Cooling water jacket design of motorized spindle system using multi-objective topology optimization

Abstract

The heat dissipation performance is the main factor affecting the dynamic accuracy of the motorized spindle system. Currently, the cooling water jacket with the traditional spiral and serpentine channels is usually used for the heat dissipation of the motorized spindle system. However, the traditional channels of the cooling water jacket cannot meet the increasing demand on its heat dissipation performance, and have the disadvantages of a large flow resistance and uneven cooling temperature. In view of the above challenges, a high-efficiency and strong-convergence structure design method is proposed for the cooling water jacket based on the multi-objective topology optimization to improve the heat dissipation performance and reduce the pressure drop loss. A lightweight conjugate heat transfer equivalent model, which can significantly reduce the computation time and improve the convergence performance, is constructed for the cooling water jacket based on the Darcy model. Then the topology structure of the cooling water jacket is optimized with the equivalent model, and the topology optimization channel is verified by the Reynolds-averaged Navier-Stokes model. The results show that the Darcy equivalent model and the Reynolds-averaged Navier-Stokes model are in a reasonable agreement.

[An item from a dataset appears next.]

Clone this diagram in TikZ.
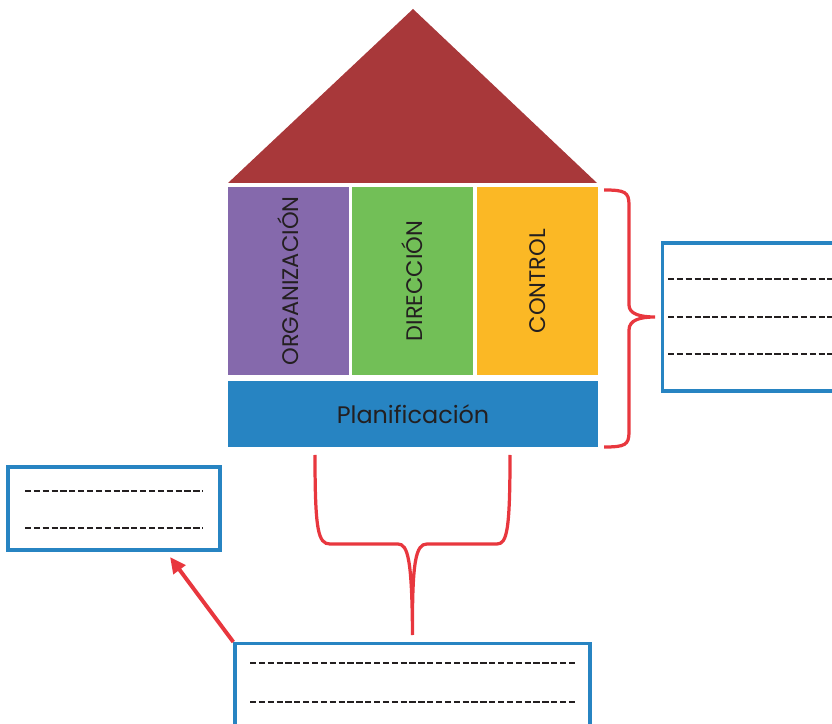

Finally, the cooling water jackets with the topology optimization and traditional cooling channels are embedded into the motorized spindle system, and the multi-physical field simulation is conducted for the motorized spindle system to validate the heat dissipation performance of the cooling water jacket. The results indicate that the cooling water jacket with the topology optimization channel has a much more outstanding heat dissipation performance and lower pressure loss than the cooling water jacket with the traditional spiral and serpentine channels. The high-efficiency and strong-convergence structure design method is feasible to get the effective topology structure of the cooling water jacket, and provides a reference for the thermal design of the motorized spindle system.